TASK OBJECTIVE -> Write out the data below exactly as given, without any of its pictures.
------------------------------------------------------------------------
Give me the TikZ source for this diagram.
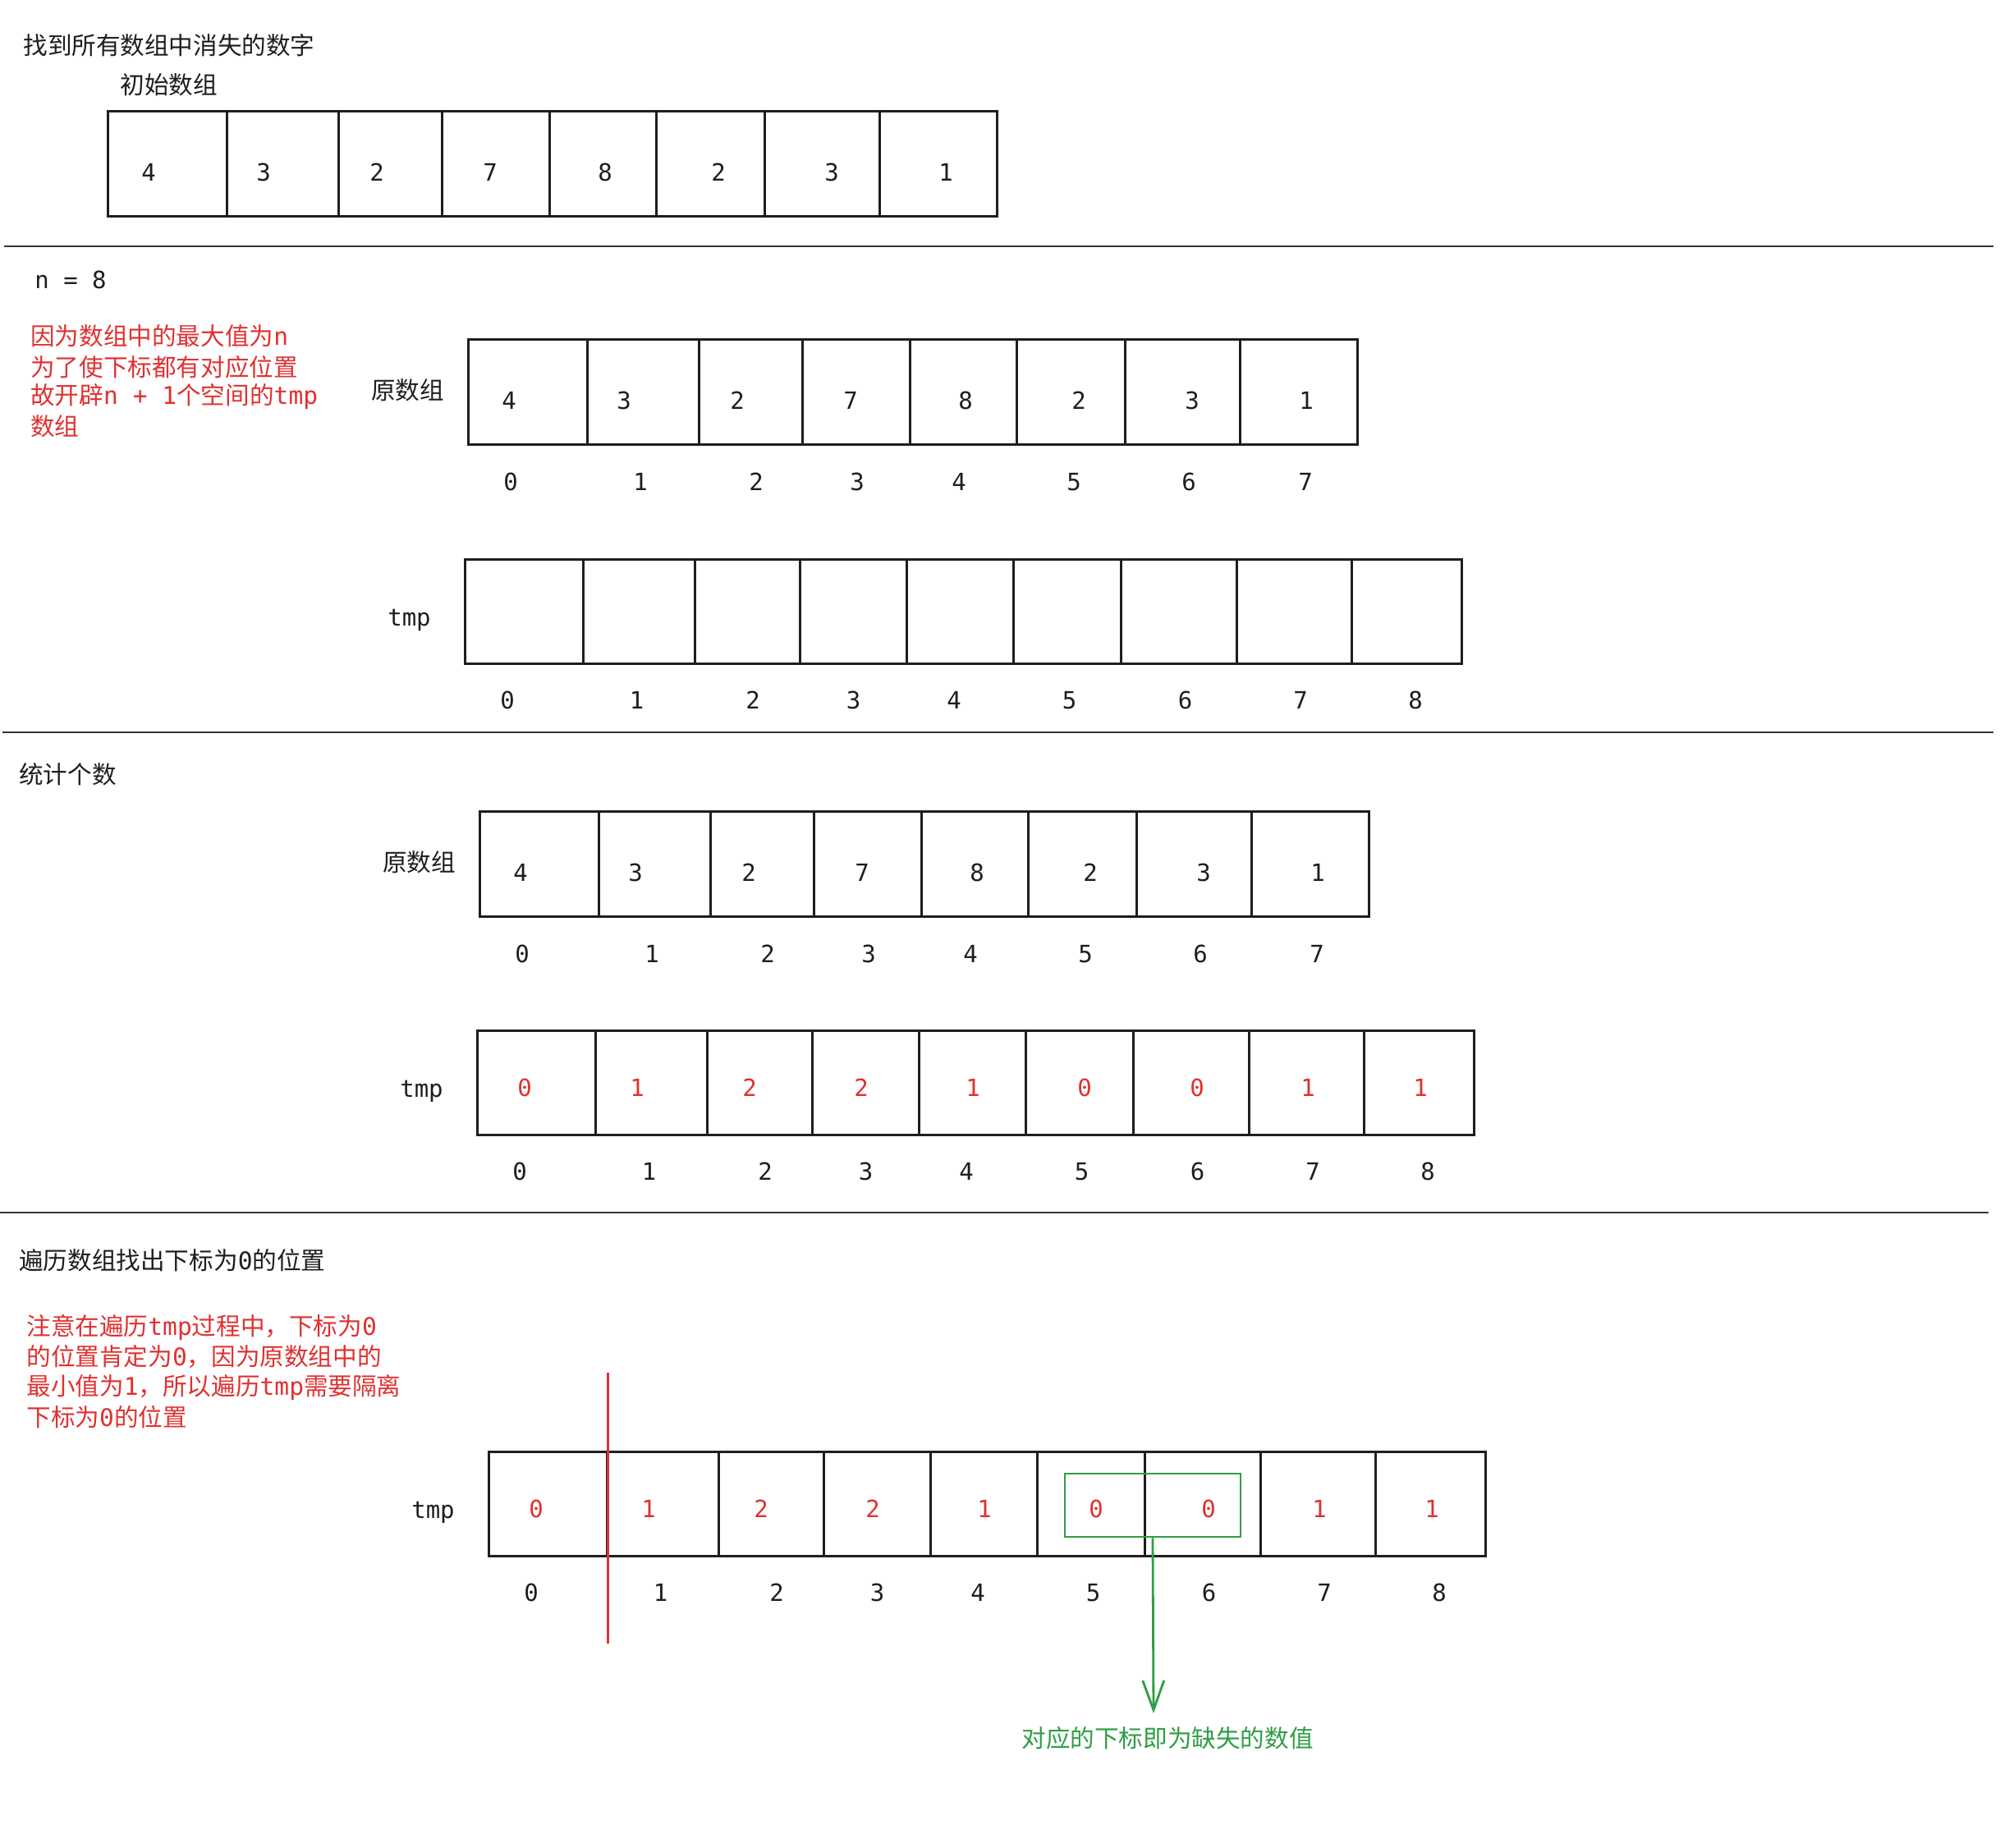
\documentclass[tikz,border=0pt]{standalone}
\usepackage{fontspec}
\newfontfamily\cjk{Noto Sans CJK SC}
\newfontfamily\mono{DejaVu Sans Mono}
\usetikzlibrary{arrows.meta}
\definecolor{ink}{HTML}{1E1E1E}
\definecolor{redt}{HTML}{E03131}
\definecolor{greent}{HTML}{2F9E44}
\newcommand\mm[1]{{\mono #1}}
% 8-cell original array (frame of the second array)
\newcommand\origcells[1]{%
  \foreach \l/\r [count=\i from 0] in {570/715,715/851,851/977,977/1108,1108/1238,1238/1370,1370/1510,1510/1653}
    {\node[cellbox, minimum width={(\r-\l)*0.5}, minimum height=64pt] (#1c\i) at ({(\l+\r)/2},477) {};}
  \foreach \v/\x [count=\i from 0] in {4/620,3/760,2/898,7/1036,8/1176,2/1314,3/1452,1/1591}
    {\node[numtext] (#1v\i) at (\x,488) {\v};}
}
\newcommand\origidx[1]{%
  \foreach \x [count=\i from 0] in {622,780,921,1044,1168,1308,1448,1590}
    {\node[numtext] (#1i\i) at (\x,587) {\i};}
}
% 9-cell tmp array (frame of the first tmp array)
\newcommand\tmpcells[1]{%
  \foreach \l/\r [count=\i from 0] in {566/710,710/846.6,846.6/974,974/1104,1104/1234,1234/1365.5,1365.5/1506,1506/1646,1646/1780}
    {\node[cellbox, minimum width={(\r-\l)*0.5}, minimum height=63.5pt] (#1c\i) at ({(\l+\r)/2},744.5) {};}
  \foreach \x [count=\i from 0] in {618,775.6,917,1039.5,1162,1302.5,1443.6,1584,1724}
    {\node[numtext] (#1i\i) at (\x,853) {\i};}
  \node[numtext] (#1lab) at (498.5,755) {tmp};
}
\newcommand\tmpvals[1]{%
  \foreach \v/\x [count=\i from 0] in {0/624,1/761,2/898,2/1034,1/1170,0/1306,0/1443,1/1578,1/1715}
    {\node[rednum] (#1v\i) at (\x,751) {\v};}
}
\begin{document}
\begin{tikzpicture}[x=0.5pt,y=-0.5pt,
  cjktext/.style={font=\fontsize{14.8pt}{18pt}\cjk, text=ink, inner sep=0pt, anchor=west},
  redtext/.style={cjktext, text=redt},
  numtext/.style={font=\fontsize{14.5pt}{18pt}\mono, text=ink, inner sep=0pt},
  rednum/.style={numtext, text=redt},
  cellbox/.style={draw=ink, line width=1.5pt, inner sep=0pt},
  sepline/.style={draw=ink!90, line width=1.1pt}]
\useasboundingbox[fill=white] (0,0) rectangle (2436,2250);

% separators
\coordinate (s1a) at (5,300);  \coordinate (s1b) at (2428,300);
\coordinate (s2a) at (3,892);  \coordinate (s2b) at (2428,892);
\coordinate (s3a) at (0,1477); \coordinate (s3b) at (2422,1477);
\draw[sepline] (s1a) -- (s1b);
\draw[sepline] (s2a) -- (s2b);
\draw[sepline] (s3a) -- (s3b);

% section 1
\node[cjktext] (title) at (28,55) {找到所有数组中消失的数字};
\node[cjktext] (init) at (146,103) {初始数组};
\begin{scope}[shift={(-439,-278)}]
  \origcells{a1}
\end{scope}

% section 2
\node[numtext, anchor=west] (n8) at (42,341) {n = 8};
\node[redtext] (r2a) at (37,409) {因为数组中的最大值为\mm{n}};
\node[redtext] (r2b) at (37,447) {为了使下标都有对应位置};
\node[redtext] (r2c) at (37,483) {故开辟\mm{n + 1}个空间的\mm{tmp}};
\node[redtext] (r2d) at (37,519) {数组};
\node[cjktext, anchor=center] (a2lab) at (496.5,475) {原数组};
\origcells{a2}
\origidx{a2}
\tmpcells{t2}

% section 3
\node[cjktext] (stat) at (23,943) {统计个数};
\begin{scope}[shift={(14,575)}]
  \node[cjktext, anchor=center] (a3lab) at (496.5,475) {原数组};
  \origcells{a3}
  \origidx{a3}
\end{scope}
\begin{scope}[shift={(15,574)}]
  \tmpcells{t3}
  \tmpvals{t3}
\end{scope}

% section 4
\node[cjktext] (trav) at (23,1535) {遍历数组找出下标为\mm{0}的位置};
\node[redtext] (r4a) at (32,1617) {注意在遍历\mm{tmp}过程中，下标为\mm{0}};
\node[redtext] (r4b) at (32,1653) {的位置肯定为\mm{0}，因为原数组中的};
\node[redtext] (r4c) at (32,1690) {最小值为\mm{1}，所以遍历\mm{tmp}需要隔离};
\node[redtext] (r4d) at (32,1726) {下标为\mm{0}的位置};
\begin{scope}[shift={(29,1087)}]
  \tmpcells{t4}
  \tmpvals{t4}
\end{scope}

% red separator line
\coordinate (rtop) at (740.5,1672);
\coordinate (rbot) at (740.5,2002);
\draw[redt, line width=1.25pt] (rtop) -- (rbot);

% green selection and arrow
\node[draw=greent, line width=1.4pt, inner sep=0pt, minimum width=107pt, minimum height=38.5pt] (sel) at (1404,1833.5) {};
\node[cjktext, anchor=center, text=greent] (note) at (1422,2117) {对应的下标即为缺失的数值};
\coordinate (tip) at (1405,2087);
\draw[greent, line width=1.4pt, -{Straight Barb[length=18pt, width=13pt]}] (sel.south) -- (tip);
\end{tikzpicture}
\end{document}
------------------------------------------------------------------------
SOLUTION TO THIS TASK ->
Give me the TikZ source for this diagram.
\documentclass[tikz,border=0pt]{standalone}
\usepackage{fontspec}
\newfontfamily\cjk{Noto Sans CJK SC}
\newfontfamily\mono{DejaVu Sans Mono}
\usetikzlibrary{arrows.meta}
\definecolor{ink}{HTML}{1E1E1E}
\definecolor{redt}{HTML}{E03131}
\definecolor{greent}{HTML}{2F9E44}
\newcommand\mm[1]{{\mono #1}}
% 8-cell original array (frame of the second array)
\newcommand\origcells[1]{%
  \foreach \l/\r [count=\i from 0] in {570/715,715/851,851/977,977/1108,1108/1238,1238/1370,1370/1510,1510/1653}
    {\node[cellbox, minimum width={(\r-\l)*0.5}, minimum height=64pt] (#1c\i) at ({(\l+\r)/2},477) {};}
  \foreach \v/\x [count=\i from 0] in {4/620,3/760,2/898,7/1036,8/1176,2/1314,3/1452,1/1591}
    {\node[numtext] (#1v\i) at (\x,488) {\v};}
}
\newcommand\origidx[1]{%
  \foreach \x [count=\i from 0] in {622,780,921,1044,1168,1308,1448,1590}
    {\node[numtext] (#1i\i) at (\x,587) {\i};}
}
% 9-cell tmp array (frame of the first tmp array)
\newcommand\tmpcells[1]{%
  \foreach \l/\r [count=\i from 0] in {566/710,710/846.6,846.6/974,974/1104,1104/1234,1234/1365.5,1365.5/1506,1506/1646,1646/1780}
    {\node[cellbox, minimum width={(\r-\l)*0.5}, minimum height=63.5pt] (#1c\i) at ({(\l+\r)/2},744.5) {};}
  \foreach \x [count=\i from 0] in {618,775.6,917,1039.5,1162,1302.5,1443.6,1584,1724}
    {\node[numtext] (#1i\i) at (\x,853) {\i};}
  \node[numtext] (#1lab) at (498.5,755) {tmp};
}
\newcommand\tmpvals[1]{%
  \foreach \v/\x [count=\i from 0] in {0/624,1/761,2/898,2/1034,1/1170,0/1306,0/1443,1/1578,1/1715}
    {\node[rednum] (#1v\i) at (\x,751) {\v};}
}
\begin{document}
\begin{tikzpicture}[x=0.5pt,y=-0.5pt,
  cjktext/.style={font=\fontsize{14.8pt}{18pt}\cjk, text=ink, inner sep=0pt, anchor=west},
  redtext/.style={cjktext, text=redt},
  numtext/.style={font=\fontsize{14.5pt}{18pt}\mono, text=ink, inner sep=0pt},
  rednum/.style={numtext, text=redt},
  cellbox/.style={draw=ink, line width=1.5pt, inner sep=0pt},
  sepline/.style={draw=ink!90, line width=1.1pt}]
\useasboundingbox[fill=white] (0,0) rectangle (2436,2250);

% separators
\coordinate (s1a) at (5,300);  \coordinate (s1b) at (2428,300);
\coordinate (s2a) at (3,892);  \coordinate (s2b) at (2428,892);
\coordinate (s3a) at (0,1477); \coordinate (s3b) at (2422,1477);
\draw[sepline] (s1a) -- (s1b);
\draw[sepline] (s2a) -- (s2b);
\draw[sepline] (s3a) -- (s3b);

% section 1
\node[cjktext] (title) at (28,55) {找到所有数组中消失的数字};
\node[cjktext] (init) at (146,103) {初始数组};
\begin{scope}[shift={(-439,-278)}]
  \origcells{a1}
\end{scope}

% section 2
\node[numtext, anchor=west] (n8) at (42,341) {n = 8};
\node[redtext] (r2a) at (37,409) {因为数组中的最大值为\mm{n}};
\node[redtext] (r2b) at (37,447) {为了使下标都有对应位置};
\node[redtext] (r2c) at (37,483) {故开辟\mm{n + 1}个空间的\mm{tmp}};
\node[redtext] (r2d) at (37,519) {数组};
\node[cjktext, anchor=center] (a2lab) at (496.5,475) {原数组};
\origcells{a2}
\origidx{a2}
\tmpcells{t2}

% section 3
\node[cjktext] (stat) at (23,943) {统计个数};
\begin{scope}[shift={(14,575)}]
  \node[cjktext, anchor=center] (a3lab) at (496.5,475) {原数组};
  \origcells{a3}
  \origidx{a3}
\end{scope}
\begin{scope}[shift={(15,574)}]
  \tmpcells{t3}
  \tmpvals{t3}
\end{scope}

% section 4
\node[cjktext] (trav) at (23,1535) {遍历数组找出下标为\mm{0}的位置};
\node[redtext] (r4a) at (32,1617) {注意在遍历\mm{tmp}过程中，下标为\mm{0}};
\node[redtext] (r4b) at (32,1653) {的位置肯定为\mm{0}，因为原数组中的};
\node[redtext] (r4c) at (32,1690) {最小值为\mm{1}，所以遍历\mm{tmp}需要隔离};
\node[redtext] (r4d) at (32,1726) {下标为\mm{0}的位置};
\begin{scope}[shift={(29,1087)}]
  \tmpcells{t4}
  \tmpvals{t4}
\end{scope}

% red separator line
\coordinate (rtop) at (740.5,1672);
\coordinate (rbot) at (740.5,2002);
\draw[redt, line width=1.25pt] (rtop) -- (rbot);

% green selection and arrow
\node[draw=greent, line width=1.4pt, inner sep=0pt, minimum width=107pt, minimum height=38.5pt] (sel) at (1404,1833.5) {};
\node[cjktext, anchor=center, text=greent] (note) at (1422,2117) {对应的下标即为缺失的数值};
\coordinate (tip) at (1405,2087);
\draw[greent, line width=1.4pt, -{Straight Barb[length=18pt, width=13pt]}] (sel.south) -- (tip);
\end{tikzpicture}
\end{document}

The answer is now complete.